Alors que la soudaine vacance du siège de la juge Ginsburg a incité les progressistes à appeler à un élargissement du tribunal, Joe Biden a jusqu’à présent refusé d’adopter l’idée. Et les démocrates n’ont presque rien dit sur la Cour suprême lors de leur convention nationale en août.
Joe Biden, qui a mené une campagne aux primaires relativement au centre et passé 36 ans au Sénat, est préoccupé par le fait que de telles mesures aggravent les divisions au pays.

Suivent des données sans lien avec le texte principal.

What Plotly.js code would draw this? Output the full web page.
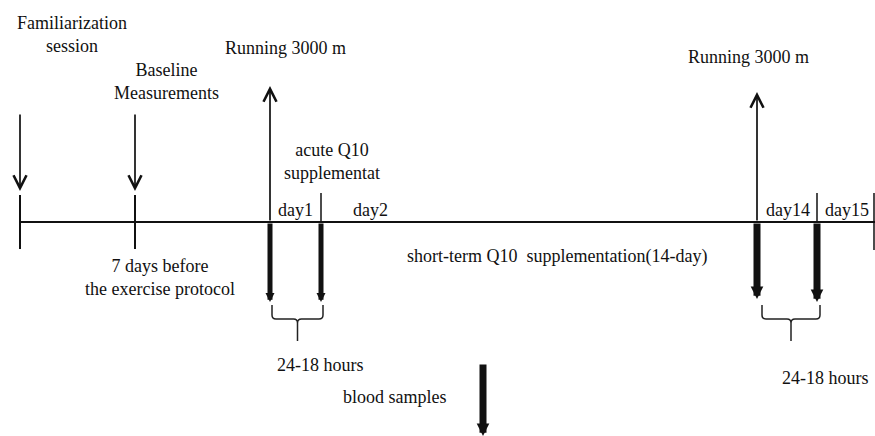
<!DOCTYPE html>
<html><head><meta charset="utf-8">
<script src="https://cdn.plot.ly/plotly-3.0.1.min.js"></script>
<style>html,body{margin:0;padding:0;background:#fff}#chart{width:875px;height:436px}</style>
</head><body><div id="chart"></div>
<script>
// ---- diagram data (timeline positions in diagram units) ----
const timelineStart = 20, timelineEnd = 875, timelineY = 222;
const preEventX = [20, 135];
const preEventLabels = ['Familiarization<br>session', 'Baseline<br>Measurements'];
const preLabelX = [72, 166];
const preLabelY = [34, 81];
const runX = [270, 757];
const runTipY = [86, 92];
const runLabelX = [285, 748];
const runLabelY = [48, 57];
const sampleX = [270, 321, 757, 817];
const sampleEndY = [302, 302, 299, 302];
const sampleWidth = [5, 5, 7, 7];
const dividerX = [321, 817, 874];
const dividerBottom = [222, 222, 250];
const dayLabels = ['day1', 'day2', 'day14', 'day15'];
const dayX = [295, 370, 788, 847];
const braceFrom = [272, 762];
const braceTo = [323, 820];
const hoursX = [320, 825];
const hoursY = [365, 378];
const otherTexts = ['acute Q10<br>supplementat', '7 days before<br>the exercise protocol',
  'short-term Q10  supplementation(14-day)', 'blood samples'];
const otherX = [332, 160, 557, 395];
const otherY = [161, 277, 256, 397];

const FONT = {family: 'Liberation Serif, Times New Roman, serif', size: 18, color: '#111'};
const shapes = [];
const ann = [];
const line = (x0, y0, x1, y1, w) => shapes.push({type: 'line', xref: 'x', yref: 'y', x0, y0, x1, y1, line: {color: '#111', width: w}});
const arrow = (xFrom, yFrom, xTo, yTo, w, head, size) => ann.push({
  x: xTo, y: yTo, ax: xFrom, ay: yFrom, xref: 'x', yref: 'y', axref: 'x', ayref: 'y',
  text: '', showarrow: true, arrowhead: head, arrowsize: size, arrowwidth: w, arrowcolor: '#111', standoff: 0, startstandoff: 0});
const label = (t, x, y) => ann.push({x, y, xref: 'x', yref: 'y', text: t, showarrow: false, font: FONT, align: 'center', xanchor: 'center', yanchor: 'middle'});

// main timeline
line(timelineStart, timelineY, timelineEnd, timelineY, 2);
// pre-protocol events: tick + down arrow
preEventX.forEach((x, i) => {
  line(x, 195, x, 249, 2);
  arrow(x, 113, x, 191, 1.7, 5, 1.5);
  label(preEventLabels[i], preLabelX[i], preLabelY[i]);
});
// running sessions: up arrows
runX.forEach((x, i) => {
  arrow(x, timelineY, x, runTipY[i], 1.7, 5, 1.5);
  label('Running 3000 m', runLabelX[i], runLabelY[i]);
});
// blood sampling thick arrows
sampleX.forEach((x, i) => arrow(x, timelineY, x, sampleEndY[i], sampleWidth[i], 2, 0.36));
// day dividers
dividerX.forEach((x, i) => line(x, 193, x, dividerBottom[i], 1.5));
dayLabels.forEach((t, i) => label(t, dayX[i], 210));
// braces
braceFrom.forEach((a, i) => {
  const b = braceTo[i], m = (a + b) / 2, top = 305, mid = 319, tip = 341, r = 4;
  const p = `M${a},${top} L${a},${mid - r} Q${a},${mid} ${a + r},${mid} L${m - r},${mid} Q${m},${mid} ${m},${mid + r} L${m},${tip} M${m},${mid + r} Q${m},${mid} ${m + r},${mid} L${b - r},${mid} Q${b},${mid} ${b},${mid - r} L${b},${top}`;
  shapes.push({type: 'path', xref: 'x', yref: 'y', path: p, line: {color: '#222', width: 1.5}});
  label('24-18 hours', hoursX[i], hoursY[i]);
});
otherTexts.forEach((t, i) => label(t, otherX[i], otherY[i]));
// blood samples big arrow
arrow(483, 363, 483, 436, 7, 2, 0.36);

Plotly.newPlot('chart', [{x: [0], y: [0], mode: 'markers', marker: {opacity: 0}, hoverinfo: 'skip', showlegend: false}], {
  width: 875, height: 436, margin: {l: 0, r: 0, t: 0, b: 0},
  paper_bgcolor: '#fff', plot_bgcolor: '#fff',
  xaxis: {range: [0, 875], visible: false, fixedrange: true},
  yaxis: {range: [436, 0], visible: false, fixedrange: true},
  shapes, annotations: ann, showlegend: false
}, {staticPlot: true});
</script></body></html>
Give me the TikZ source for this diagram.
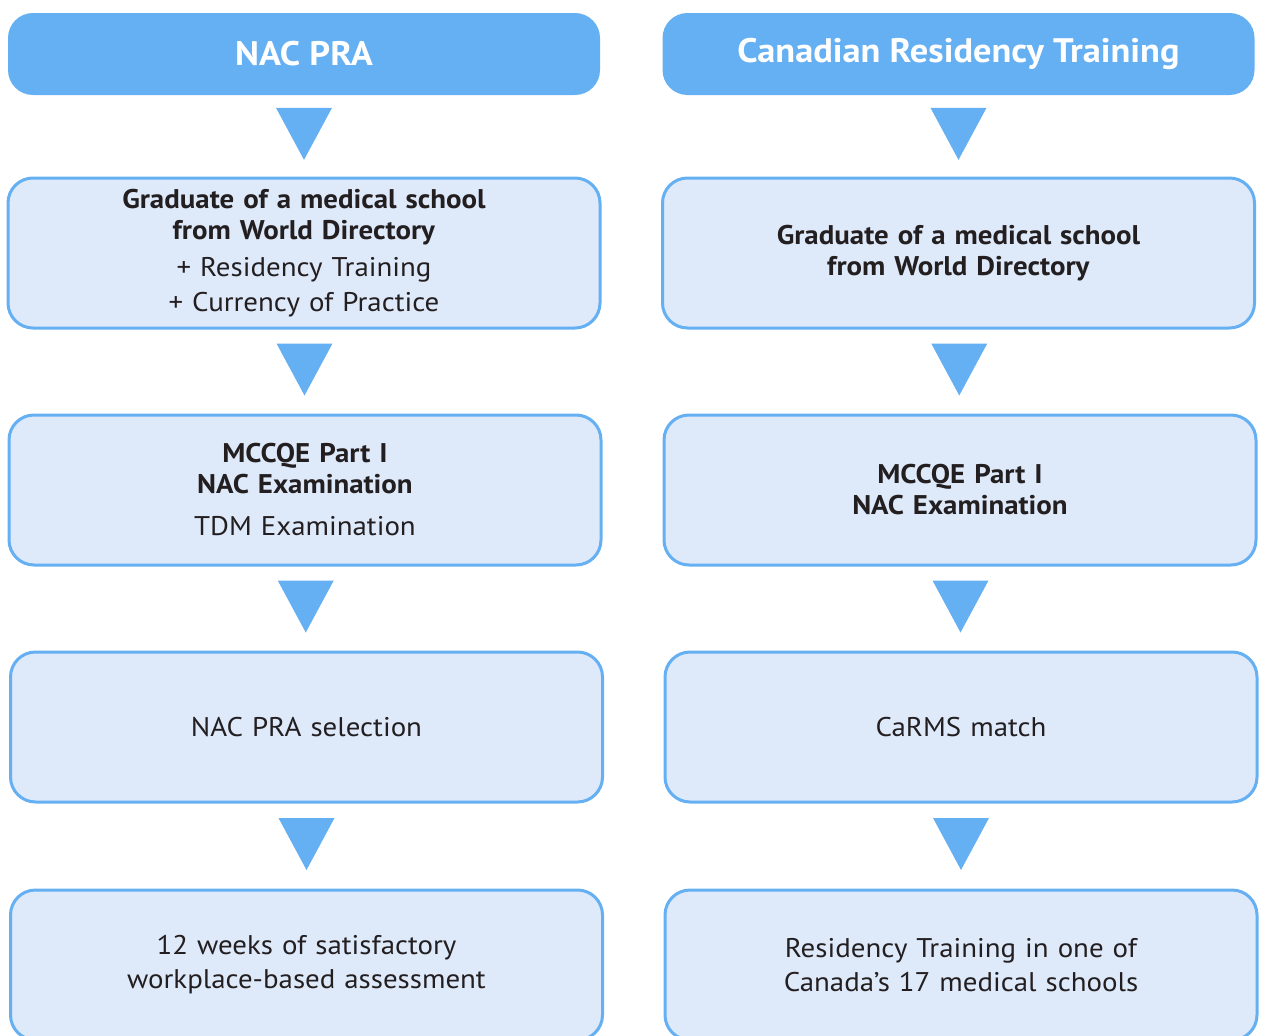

Une autre inquiétude est que changer la taille du tribunal pour la première fois en 150 ans pourrait finir par nuire aux démocrates, puisque les républicains pourraient faire la même chose lorsqu’ils contrôleront à la fois le Congrès et la Maison Blanche. Face à un tribunal conservateur à six contre trois, alors que la nouvelle année commence, les démocrates devraient ajouter quatre sièges pour surmonter l’avantage des républicains. Avec un tribunal de 15 juges, seulement deux ajouts de plus par les républicains renforceraient leur avantage.
Lors des primaires démocrates, Joe Biden a prévalu sur les candidats qui soutenaient de grands changements pour le tribunal, dont l’ancien maire de South Bend, en Indiana, Pete Buttigieg, qui était en faveur d’un tribunal de 15 juges.